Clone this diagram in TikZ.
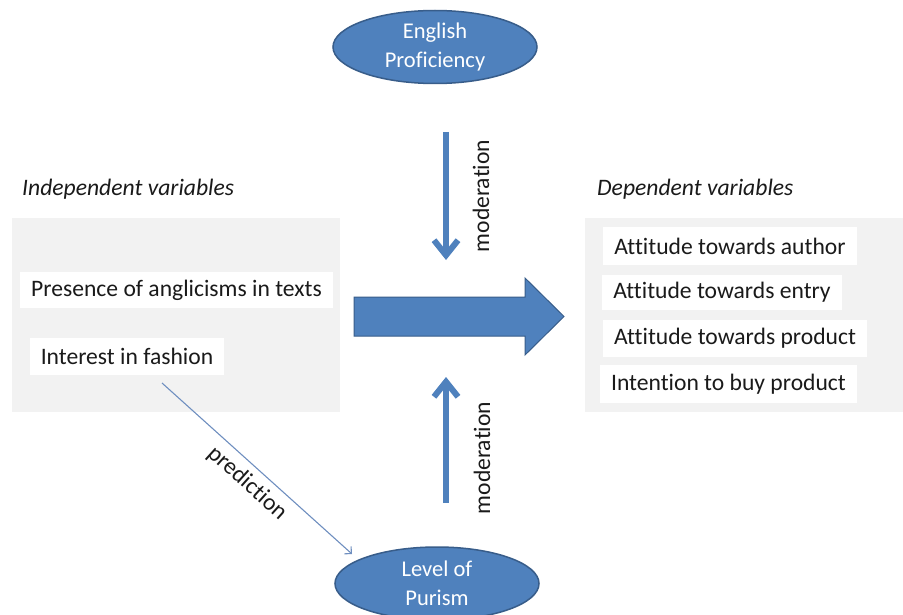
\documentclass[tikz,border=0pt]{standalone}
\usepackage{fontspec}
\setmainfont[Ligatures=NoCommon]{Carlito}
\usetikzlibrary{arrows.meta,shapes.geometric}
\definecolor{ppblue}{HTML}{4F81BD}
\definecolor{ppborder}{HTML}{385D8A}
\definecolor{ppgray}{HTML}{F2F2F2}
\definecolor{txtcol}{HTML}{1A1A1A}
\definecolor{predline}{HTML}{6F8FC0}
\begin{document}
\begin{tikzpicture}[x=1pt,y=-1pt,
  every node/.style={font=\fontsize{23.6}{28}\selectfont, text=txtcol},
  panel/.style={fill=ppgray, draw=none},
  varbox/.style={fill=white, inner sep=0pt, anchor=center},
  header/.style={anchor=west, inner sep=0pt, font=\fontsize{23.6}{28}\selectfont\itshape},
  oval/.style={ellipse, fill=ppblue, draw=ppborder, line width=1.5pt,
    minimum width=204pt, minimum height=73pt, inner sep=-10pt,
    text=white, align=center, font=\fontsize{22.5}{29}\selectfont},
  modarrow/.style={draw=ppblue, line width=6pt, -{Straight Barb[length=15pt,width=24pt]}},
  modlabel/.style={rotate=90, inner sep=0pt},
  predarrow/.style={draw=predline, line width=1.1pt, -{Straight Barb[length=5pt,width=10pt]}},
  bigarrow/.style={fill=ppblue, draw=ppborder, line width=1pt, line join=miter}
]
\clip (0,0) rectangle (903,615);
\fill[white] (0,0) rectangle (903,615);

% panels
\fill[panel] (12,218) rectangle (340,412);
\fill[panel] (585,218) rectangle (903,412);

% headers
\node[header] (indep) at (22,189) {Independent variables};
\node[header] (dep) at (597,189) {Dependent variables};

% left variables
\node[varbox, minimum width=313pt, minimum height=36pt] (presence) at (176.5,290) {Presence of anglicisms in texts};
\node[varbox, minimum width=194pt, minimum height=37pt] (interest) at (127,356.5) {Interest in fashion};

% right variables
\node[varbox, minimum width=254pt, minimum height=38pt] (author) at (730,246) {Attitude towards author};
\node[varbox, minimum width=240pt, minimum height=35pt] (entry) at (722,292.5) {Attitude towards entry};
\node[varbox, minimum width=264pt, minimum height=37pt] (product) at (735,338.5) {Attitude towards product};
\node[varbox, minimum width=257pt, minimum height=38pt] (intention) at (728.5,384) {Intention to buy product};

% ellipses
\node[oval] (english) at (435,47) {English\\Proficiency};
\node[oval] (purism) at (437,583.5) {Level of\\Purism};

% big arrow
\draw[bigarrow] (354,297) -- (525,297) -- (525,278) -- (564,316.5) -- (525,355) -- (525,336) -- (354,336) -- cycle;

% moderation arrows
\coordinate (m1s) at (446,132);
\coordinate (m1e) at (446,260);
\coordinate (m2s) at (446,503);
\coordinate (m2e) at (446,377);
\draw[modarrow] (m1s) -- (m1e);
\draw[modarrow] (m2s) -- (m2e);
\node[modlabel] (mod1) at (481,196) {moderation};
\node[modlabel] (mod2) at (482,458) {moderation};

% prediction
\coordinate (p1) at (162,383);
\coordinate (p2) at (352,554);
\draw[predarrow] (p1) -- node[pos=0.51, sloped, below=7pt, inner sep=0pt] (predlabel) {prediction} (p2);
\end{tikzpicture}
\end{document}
---
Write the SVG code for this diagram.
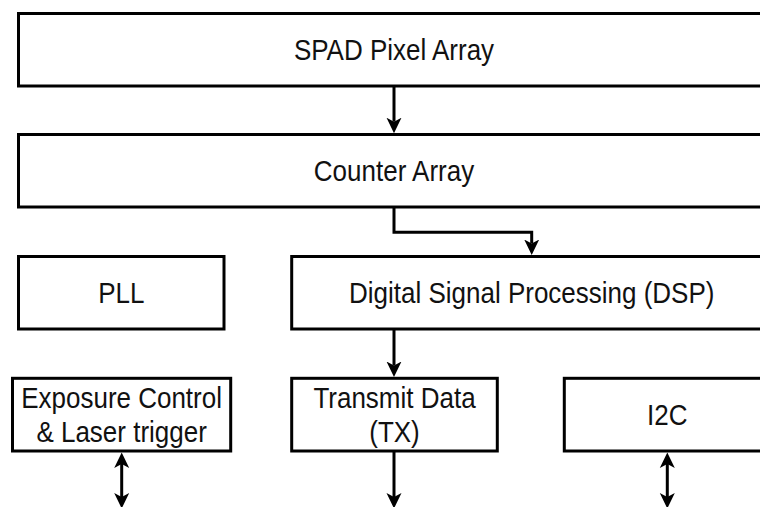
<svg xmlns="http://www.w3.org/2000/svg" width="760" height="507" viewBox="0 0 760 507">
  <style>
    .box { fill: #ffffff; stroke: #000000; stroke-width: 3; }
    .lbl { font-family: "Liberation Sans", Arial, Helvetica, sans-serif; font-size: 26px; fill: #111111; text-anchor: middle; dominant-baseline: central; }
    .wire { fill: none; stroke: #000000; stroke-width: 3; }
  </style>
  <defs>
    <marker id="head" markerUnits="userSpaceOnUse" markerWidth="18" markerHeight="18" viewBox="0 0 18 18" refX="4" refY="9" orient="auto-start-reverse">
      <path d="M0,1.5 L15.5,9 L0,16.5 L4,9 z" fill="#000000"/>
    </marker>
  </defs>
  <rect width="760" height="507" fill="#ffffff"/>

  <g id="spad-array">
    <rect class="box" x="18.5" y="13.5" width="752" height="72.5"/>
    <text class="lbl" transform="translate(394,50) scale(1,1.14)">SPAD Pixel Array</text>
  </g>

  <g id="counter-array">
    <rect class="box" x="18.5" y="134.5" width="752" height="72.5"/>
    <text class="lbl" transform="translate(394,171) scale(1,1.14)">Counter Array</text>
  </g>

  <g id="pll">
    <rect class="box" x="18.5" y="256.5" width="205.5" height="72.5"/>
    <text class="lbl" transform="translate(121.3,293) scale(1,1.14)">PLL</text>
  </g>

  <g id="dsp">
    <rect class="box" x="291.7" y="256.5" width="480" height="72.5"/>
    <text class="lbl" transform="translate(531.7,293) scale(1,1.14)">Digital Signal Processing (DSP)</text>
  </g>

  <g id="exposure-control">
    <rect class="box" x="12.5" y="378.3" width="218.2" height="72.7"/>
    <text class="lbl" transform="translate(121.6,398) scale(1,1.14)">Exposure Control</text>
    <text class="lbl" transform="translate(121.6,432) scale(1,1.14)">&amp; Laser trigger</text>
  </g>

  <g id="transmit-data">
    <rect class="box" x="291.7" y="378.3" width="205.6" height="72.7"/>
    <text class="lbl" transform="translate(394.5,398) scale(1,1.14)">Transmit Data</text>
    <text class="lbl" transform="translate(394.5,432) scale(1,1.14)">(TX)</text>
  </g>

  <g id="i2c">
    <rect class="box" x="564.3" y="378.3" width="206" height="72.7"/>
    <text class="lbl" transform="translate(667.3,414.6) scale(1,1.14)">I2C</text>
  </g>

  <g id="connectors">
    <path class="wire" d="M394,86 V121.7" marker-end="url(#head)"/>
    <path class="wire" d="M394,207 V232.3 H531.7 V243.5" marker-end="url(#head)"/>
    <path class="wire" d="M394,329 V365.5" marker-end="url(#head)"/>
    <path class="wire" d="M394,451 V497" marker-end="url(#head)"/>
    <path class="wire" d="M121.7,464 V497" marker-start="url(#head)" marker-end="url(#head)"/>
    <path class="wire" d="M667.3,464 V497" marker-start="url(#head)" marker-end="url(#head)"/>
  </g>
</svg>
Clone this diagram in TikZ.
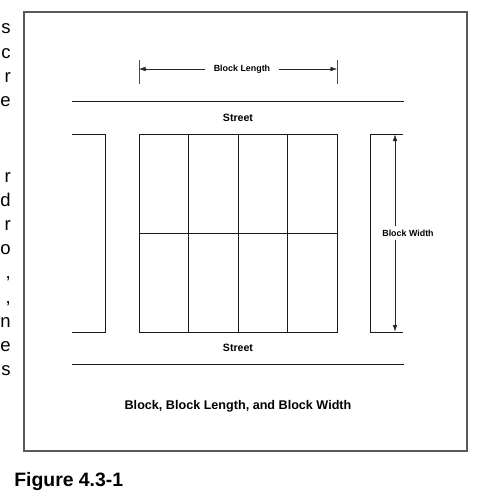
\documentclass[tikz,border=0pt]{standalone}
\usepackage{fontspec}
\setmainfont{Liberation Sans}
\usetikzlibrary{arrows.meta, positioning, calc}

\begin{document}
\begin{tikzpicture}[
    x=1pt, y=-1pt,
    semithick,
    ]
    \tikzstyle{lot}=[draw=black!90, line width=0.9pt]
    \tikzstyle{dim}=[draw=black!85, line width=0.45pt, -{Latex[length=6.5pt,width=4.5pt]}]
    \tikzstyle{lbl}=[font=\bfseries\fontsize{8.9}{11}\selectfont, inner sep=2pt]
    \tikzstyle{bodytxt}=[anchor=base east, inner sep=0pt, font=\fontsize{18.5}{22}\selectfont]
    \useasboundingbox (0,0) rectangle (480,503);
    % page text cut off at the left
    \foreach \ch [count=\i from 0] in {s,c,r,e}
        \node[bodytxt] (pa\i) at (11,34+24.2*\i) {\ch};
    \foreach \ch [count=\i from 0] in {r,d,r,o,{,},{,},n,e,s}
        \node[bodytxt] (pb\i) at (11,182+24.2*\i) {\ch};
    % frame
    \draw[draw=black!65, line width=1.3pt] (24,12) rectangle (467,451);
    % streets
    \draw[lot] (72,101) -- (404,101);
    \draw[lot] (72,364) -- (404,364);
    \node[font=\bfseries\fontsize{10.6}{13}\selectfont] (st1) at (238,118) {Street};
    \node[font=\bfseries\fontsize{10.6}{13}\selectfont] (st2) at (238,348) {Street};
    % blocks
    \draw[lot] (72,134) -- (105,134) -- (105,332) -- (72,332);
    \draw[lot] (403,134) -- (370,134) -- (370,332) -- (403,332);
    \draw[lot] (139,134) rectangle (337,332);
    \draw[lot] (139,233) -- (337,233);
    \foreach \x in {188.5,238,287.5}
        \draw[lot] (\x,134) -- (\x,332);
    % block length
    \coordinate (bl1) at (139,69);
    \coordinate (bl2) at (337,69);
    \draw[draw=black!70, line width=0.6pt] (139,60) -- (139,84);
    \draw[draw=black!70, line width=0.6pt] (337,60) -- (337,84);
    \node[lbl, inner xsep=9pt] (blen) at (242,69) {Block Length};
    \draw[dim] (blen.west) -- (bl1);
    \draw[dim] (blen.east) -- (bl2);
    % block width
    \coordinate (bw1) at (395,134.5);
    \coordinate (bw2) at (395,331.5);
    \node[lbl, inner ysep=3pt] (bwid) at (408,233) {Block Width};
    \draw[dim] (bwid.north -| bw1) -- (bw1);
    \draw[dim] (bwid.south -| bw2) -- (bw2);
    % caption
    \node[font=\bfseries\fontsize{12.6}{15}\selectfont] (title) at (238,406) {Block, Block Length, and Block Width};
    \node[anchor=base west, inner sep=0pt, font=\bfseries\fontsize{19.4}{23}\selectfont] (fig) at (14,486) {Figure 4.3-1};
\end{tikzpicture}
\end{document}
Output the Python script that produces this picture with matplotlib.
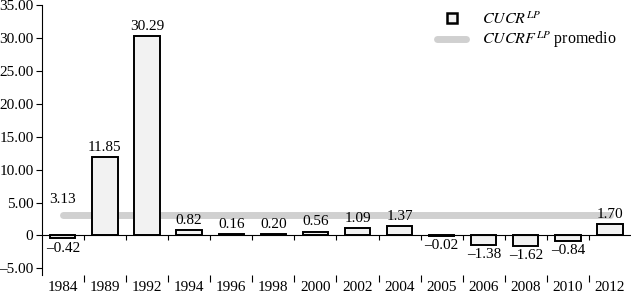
--
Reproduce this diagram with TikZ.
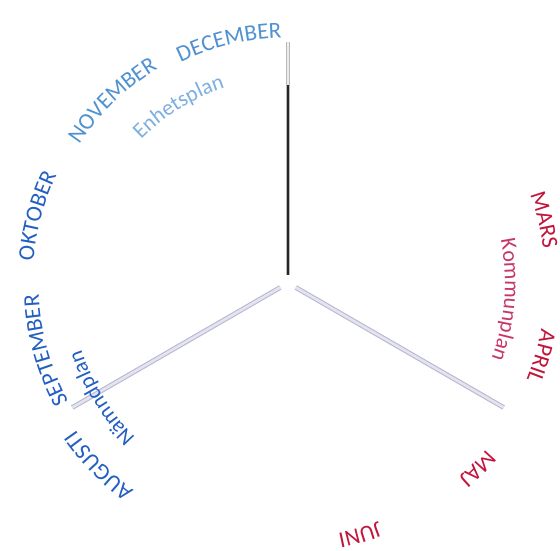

Problem to work on:
Give every line of the material that includes the string "with".

Response to the exercise:
Output the Python script that produces this picture with matplotlib.
Reproduce this diagram with TikZ.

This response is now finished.